Pour soutenir cette vision, nous avons un prophète clairvoyant en la personne du grand scientifique et penseur que fut Pierre Teilhard de Chardin. Dès 1949, il prévoyait l'éventualité révolutionnaire d'un rejaillissement concerté de la Recherche sur l'intelligence humaine dont elle émane: une cérébralisation collective appliquant la fine pointe de son énorme puissance à compléter et perfectionner anatomiquement le cerveau de chaque individu humain!

«À compléter d'abord, écrit-il. Et ici, je pense à ces extraordinaires machines électroniques (amorce et espoir de la jeune  ‘cybernétique’) par lesquelles notre pouvoir mental de calculer et de combiner se trouve relayé et multiplié suivant un procédé et dans des proportions qui assurent… des accroissements aussi merveilleux que ceux apportés par l'optique à notre vision.
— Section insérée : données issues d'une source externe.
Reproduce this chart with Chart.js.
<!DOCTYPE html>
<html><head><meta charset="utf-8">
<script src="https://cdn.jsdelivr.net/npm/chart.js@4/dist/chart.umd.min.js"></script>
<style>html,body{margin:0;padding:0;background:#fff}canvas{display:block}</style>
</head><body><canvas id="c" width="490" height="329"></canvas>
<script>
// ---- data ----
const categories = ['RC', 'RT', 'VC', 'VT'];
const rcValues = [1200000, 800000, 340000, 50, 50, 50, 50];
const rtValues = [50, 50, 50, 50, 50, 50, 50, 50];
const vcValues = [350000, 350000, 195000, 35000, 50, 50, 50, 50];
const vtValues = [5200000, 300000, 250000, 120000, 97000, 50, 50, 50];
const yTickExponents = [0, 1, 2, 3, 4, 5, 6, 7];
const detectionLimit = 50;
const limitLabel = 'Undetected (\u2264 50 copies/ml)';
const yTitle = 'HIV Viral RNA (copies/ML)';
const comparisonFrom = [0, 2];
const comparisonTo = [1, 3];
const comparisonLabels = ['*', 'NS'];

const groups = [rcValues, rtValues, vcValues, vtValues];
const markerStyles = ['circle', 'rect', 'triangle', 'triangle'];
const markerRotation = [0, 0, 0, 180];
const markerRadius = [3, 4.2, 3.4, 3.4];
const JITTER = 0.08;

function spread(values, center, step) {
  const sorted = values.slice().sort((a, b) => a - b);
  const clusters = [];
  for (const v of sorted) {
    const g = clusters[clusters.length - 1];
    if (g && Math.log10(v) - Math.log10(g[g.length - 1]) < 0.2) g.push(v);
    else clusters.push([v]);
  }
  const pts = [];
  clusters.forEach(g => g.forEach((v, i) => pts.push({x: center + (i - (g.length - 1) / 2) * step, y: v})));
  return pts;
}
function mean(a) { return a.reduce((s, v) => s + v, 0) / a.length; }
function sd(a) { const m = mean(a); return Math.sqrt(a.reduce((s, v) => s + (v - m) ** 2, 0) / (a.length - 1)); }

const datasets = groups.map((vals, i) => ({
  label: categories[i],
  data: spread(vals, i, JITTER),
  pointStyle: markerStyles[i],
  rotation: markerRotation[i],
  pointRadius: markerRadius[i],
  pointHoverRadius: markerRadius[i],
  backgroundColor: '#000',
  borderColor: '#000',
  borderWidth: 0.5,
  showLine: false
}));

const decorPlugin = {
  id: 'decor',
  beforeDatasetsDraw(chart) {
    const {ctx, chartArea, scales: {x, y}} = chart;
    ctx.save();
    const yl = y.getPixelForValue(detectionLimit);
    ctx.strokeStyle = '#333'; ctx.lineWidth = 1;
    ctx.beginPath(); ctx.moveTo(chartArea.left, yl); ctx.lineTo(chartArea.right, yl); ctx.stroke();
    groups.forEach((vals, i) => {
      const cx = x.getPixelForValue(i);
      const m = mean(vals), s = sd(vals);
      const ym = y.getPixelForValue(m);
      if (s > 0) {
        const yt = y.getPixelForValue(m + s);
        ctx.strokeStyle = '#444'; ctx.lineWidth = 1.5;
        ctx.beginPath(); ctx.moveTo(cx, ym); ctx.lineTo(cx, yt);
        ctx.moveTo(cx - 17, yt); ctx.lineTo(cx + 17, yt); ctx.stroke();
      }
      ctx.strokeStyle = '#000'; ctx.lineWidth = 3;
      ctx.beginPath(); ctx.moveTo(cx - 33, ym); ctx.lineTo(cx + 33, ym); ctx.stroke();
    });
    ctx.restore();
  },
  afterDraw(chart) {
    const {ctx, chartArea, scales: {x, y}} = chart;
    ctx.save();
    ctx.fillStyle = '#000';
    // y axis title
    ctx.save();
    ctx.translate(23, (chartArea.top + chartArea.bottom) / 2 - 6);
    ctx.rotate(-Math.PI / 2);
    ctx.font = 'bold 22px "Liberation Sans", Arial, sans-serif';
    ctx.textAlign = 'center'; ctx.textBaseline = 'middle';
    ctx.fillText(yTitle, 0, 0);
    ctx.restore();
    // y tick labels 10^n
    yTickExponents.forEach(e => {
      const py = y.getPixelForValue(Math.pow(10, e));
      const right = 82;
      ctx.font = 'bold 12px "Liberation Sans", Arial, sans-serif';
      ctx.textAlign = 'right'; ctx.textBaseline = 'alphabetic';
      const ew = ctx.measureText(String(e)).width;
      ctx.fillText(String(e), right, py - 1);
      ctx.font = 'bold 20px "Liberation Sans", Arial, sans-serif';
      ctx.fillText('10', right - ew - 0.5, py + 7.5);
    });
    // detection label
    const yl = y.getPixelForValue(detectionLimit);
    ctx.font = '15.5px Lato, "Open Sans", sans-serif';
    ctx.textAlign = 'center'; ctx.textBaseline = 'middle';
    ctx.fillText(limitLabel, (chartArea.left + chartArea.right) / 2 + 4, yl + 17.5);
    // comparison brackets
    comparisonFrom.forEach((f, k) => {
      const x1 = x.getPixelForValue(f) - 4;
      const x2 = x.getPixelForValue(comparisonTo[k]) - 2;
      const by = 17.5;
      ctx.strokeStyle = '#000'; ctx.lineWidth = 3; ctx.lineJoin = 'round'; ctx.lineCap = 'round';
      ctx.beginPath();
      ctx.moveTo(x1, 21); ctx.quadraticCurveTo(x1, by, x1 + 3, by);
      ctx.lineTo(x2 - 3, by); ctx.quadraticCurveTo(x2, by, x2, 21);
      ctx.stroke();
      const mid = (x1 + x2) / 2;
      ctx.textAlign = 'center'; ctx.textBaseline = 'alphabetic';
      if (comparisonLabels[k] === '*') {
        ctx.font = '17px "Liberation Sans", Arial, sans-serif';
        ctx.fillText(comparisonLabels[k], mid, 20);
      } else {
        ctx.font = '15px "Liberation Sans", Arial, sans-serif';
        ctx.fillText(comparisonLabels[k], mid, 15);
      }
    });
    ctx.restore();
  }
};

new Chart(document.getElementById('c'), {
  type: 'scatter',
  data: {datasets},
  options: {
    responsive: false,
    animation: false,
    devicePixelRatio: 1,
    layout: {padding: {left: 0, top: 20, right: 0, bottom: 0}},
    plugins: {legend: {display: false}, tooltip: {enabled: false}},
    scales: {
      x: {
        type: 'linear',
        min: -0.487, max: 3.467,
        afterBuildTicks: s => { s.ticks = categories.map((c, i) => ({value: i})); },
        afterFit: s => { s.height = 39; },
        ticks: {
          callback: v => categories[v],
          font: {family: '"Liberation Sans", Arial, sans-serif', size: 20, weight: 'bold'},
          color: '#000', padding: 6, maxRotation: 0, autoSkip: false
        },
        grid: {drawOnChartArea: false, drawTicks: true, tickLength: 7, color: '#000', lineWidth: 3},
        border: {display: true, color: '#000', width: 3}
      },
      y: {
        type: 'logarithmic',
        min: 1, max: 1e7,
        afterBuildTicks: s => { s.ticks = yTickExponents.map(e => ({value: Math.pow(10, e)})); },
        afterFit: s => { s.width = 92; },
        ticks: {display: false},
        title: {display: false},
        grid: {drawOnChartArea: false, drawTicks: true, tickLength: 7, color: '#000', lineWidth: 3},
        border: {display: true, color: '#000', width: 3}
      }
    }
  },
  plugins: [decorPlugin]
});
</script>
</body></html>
Et à perfectionner, ensuite; ce qui peut se concevoir de deux façons: - ou bien par mise en circuit de neurones déjà tout prêts à fonctionner, mais encore inutilisés… - ou bien, qui sait?, par provocation directe (mécanique, chimique ou biologique) de nouveaux agencements» ce qui mène à une «auto-cérébralisation de l'Humanité devenant l'expression la plus concentrée des rebondissements réfléchis de l'Évolution» (La place de l'homme dans la nature, Paris, Seuil, 1956, pp. 158-160). Et, en 1950, le même, après avoir évoqué les Mark I (Bessie), Mark II et Mark III de Harvard et leurs extraordinaires puissances de calcul et d'organisation des données, conclut: «Dans le cas des nouvelles machines à triturer les idées et les nombres (exactement comme dans celui des machines à travailler la matière), la fonction des automatismes artificiellement créés par la Vie réfléchie ne saurait être que de dégager – et cette fois à un niveau jamais atteint – une masse nouvelle d'énergie psychique libre; énergie immédiatement transformable en quelque forme plus haute encore de comprendre et d'imaginer » (L’Oeuvre scientifique, tome X, 1945-1955, p. 4282-4283).

 

9. Le Computer Museum NAM-IP se doit de contribuer à ces «prises de conscience» et aux pédagogies qu'elles appellent

Le Computer Museum NAM-IP voudrait contribuer à cette prise et à cette extension de conscience. Il veut créer des liens forts avec les lieux de recherche comme cette Université de Namur, si proche  et avec le réseau de ceux et de celles qui veulent faire de la préservation des traces du passé le lieu et l'outil d'un «rebondissement réfléchi de l'Évolution»!